Deven Sharma, current president of Standard and Poor’s, announced today that he will step down to “pursue other interests.” As of September 12, 2011, Sharma will change his role at the S&P rating agency from president to advisor to the parent company, McGraw-Hill Companies, until the end of the year. He will be replaced by Douglas Peterson, currently the chief operating officer of Citibank.
The Timing of Sharma’s Departure from Standard & Poor’s
S&P’s Sharma to Leave, Replaced by Citi’s Peterson – Bloomberg
On August 5, 2011, S&P downgraded the U.S. from AAA to AA+ even though the S.E.C. confronted S&P with a $2 Trillion dollar error in their calculations. S&P simply brushed off their $2 Trillion dollar miscalculation of U.S. Debt and claimed that it still would downgrade the U.S.
In the last few days the S.E.C. has finally announced it is investigating S&P for its role in the economic meltdown between 2008-2009 which many claim was due in large part to S&Ps incorrect AAA ratings of junk bond mortgage-backed securities. Sharma has been President of S&P since 2007.
According to Yahoo Finance:
The U.S. downgrade on August 5 helped lead to the biggest sell-off in share markets since the global financial crisis three years earlier and sparked a row with the U.S. Treasury over some of the agency’s calculations in arriving at the new rating.
The U.S. Justice Department is also investigating the ratings agency over its actions on mortgages leading up to the 2008-2009 crisis, a source familiar with the matter told Reuters last week.
Even though McGraw-Hill Companies, Inc. claims there is no connection between Sharma’s departure and the recent flack over downgrading the U.S. from AAA to AA+, the timing of Sharma’s departure is stunning.

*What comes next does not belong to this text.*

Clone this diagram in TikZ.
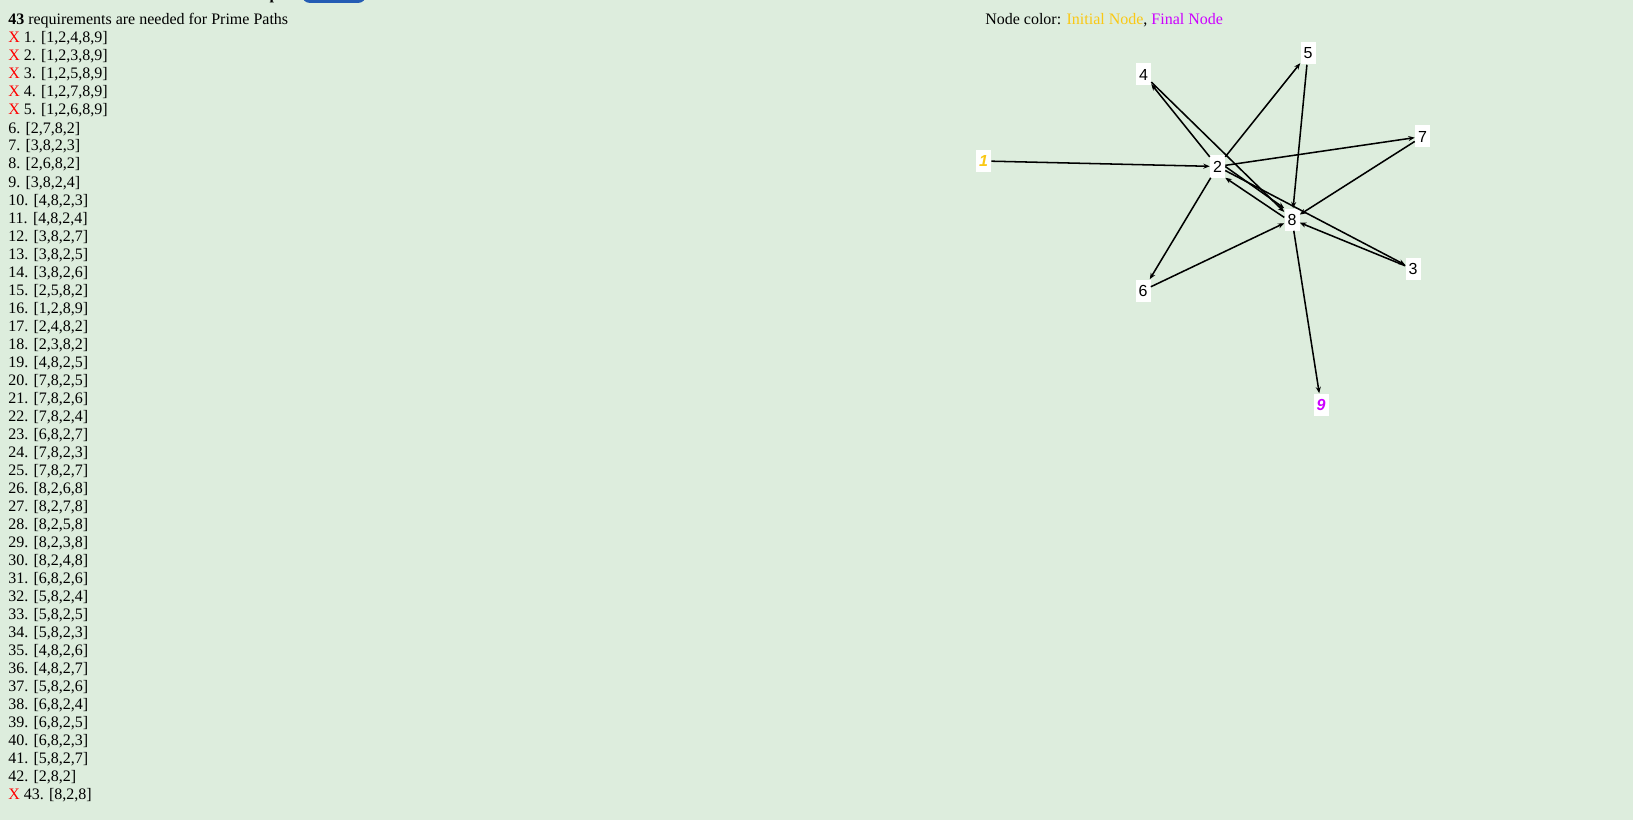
\documentclass[tikz,border=0pt]{standalone}
\usepackage{fontspec}
\setmainfont{Liberation Serif}
\setsansfont{Liberation Sans}
\usetikzlibrary{arrows.meta}
\definecolor{bgcol}{RGB}{221,237,221}
\definecolor{initcol}{RGB}{250,200,20}
\definecolor{finalcol}{RGB}{204,0,255}
\definecolor{xred}{RGB}{255,0,0}
\definecolor{btncol}{RGB}{36,92,180}
\newcommand{\failmark}{\textcolor{xred}{X}\ }
\tikzset{
  listtext/.style={anchor=base west,inner sep=0pt,font=\fontsize{12}{14.4}\selectfont},
  gnode/.style={fill=white,inner xsep=3pt*0.75,inner ysep=0pt,minimum width=11.25pt,minimum height=16.5pt,font=\sffamily\fontsize{12}{14.4}\selectfont},
  flow/.style={-{Stealth[length=4.8pt,width=3.8pt]},line width=1.15pt},
}
\begin{document}
\begin{tikzpicture}[x=0.75pt,y=-0.75pt]
\useasboundingbox (0,0) rectangle (1633,820);
\fill[bgcol] (0,0) rectangle (1633,820);
\clip (0,0) rectangle (1633,820);
% header, cut off at the top
\node[listtext,font=\bfseries\fontsize{12}{14.4}\selectfont] (share) at (198,0) {Share Graph:};
\fill[btncol,rounded corners=6pt] (302,-20) rectangle (366,3);
% requirement list
\node[listtext] (count) at (8,25) {\textbf{43} requirements are needed for Prime Paths};
\foreach \req [count=\i] in {{1,2,4,8,9},{1,2,3,8,9},{1,2,5,8,9},{1,2,7,8,9},{1,2,6,8,9},
  {2,7,8,2},{3,8,2,3},{2,6,8,2},{3,8,2,4},{4,8,2,3},{4,8,2,4},{3,8,2,7},{3,8,2,5},
  {3,8,2,6},{2,5,8,2},{1,2,8,9},{2,4,8,2},{2,3,8,2},{4,8,2,5},{7,8,2,5},{7,8,2,6},
  {7,8,2,4},{6,8,2,7},{7,8,2,3},{7,8,2,7},{8,2,6,8},{8,2,7,8},{8,2,5,8},{8,2,3,8},
  {8,2,4,8},{6,8,2,6},{5,8,2,4},{5,8,2,5},{5,8,2,3},{4,8,2,6},{4,8,2,7},{5,8,2,6},
  {6,8,2,4},{6,8,2,5},{6,8,2,3},{5,8,2,7},{2,8,2},{8,2,8}}
  \node[listtext] (req\i) at (8,25+18*\i)
    {\ifnum\i<6 \failmark\else\ifnum\i=43 \failmark\fi\fi\i. [\req]};
% legend
\node[listtext] (legend) at (985,25)
  {Node color: \textcolor{initcol}{Initial Node}, \textcolor{finalcol}{Final Node}};
% graph nodes
\node[gnode,text=initcol] (n1) at (983.5,161) {\bfseries\itshape 1};
\node[gnode] (n2) at (1217.5,166.5) {2};
\node[gnode] (n3) at (1413,269) {3};
\node[gnode] (n4) at (1143.5,74.5) {4};
\node[gnode] (n5) at (1308,53.5) {5};
\node[gnode] (n6) at (1143,290.5) {6};
\node[gnode] (n7) at (1422.5,136.5) {7};
\node[gnode] (n8) at (1292,219.5) {8};
\node[gnode,text=finalcol] (n9) at (1321,404.5) {\bfseries\itshape 9};
% edges
\draw[flow] (n1) -- (n2);
\draw[flow] (n2) -- (n4);
\draw[flow] (n4) -- (n8);
\draw[flow] (n2) -- (n5);
\draw[flow] (n5) -- (n8);
\draw[flow] (n2) -- (n7);
\draw[flow] (n7) -- (n8);
\draw[flow] (n2.east) -- (n8.north west);
\draw[flow] (n8.165) -- (n2.south east);
\draw[flow] (n2) -- (n3);
\draw[flow] (n3) -- (n8);
\draw[flow] (n2) -- (n6);
\draw[flow] (n6) -- (n8);
\draw[flow] (n8) -- (n9);
\end{tikzpicture}
\end{document}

Is McGraw-Hill restructuring of S&P an attempt to placate an angry public over S&Ps continued missteps and seemingly self-interested actions in the market place from how it rates corporations differently from cities, states and countries? And is Sharma’s departure an effort to divert attention from S&Ps lobbying efforts to derail stiffer requirements for transparency about its rating practices and methodologies under the Dodd-Frank Wall Street Reform Act?